Ultimately, with “Small Vices,” I am more troubled by the fact it was somehow selected to be the first Spenser television movie with this new cast. I know it was because it was, at that time, the most recently published Spenser novel. Parker adapted his own novel so certainly the dialogue is in the spirit of the original words on the printed page. But “Small Vices” was the 24th Spenser for Hire novel and anybody come newly or lately to the character in novels and/or television incarnations is not going to appreciate the relationships as they stand and this point in the history of the characters. That is of vital importance, because as the teaser to “Small Vices” shows, this story is about the time that Spenser encountered someone who may well be his superior as an opponent.

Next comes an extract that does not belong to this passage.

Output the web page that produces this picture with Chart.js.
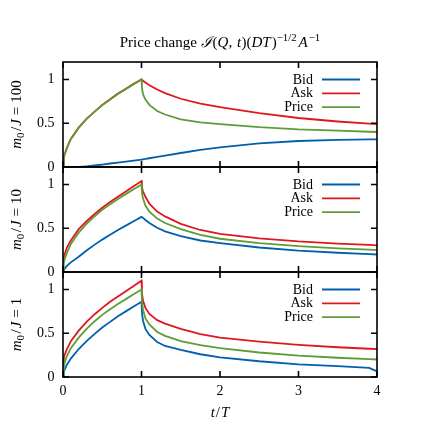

My major complaint against the adaptation in the final analysis is that the psychological damage done to Spenser’s psyche, as well as the long period involved in his physical recovery, is barely sketched out in the film. The novel took the time to develop both in much detail, which is why “Small Vices” was one of the very best of Parker’s Spenser novels. Consequently, my response to this adaptation was that both the character and the viewers were being shortchanged by this brevity. I would have saved this pivotal Spenser story for later in this series of adaptations, assuming, of course, that it continues for sometime to come. Still, Spenser fans will see something here for the writer and cast to build upon.
Not very exiting. 
I have an image of Spenser from reading the books - that of a big guy with an 18 inch neck, 50 inch chest and 18 inch arms. Very strong and above all, very physical. Joe Mantegna is a good actor but (for me) just does not cut it as Spenser. He is just not big enough! Robert B. Parker himself, plays ‘Ives’ in one scene and it is clear to me that he based Spenser (at least physically) upon himself - although he denies this. Sheik Mahumud-Bey is too nice to be Hawk whom I see as menacing but articulate. Casting aside, the story was slow and quite frankly boring. By the time it ended I did not care what happened to the characters. It was treated as more of a love story between Spenser and Susan than a detective story.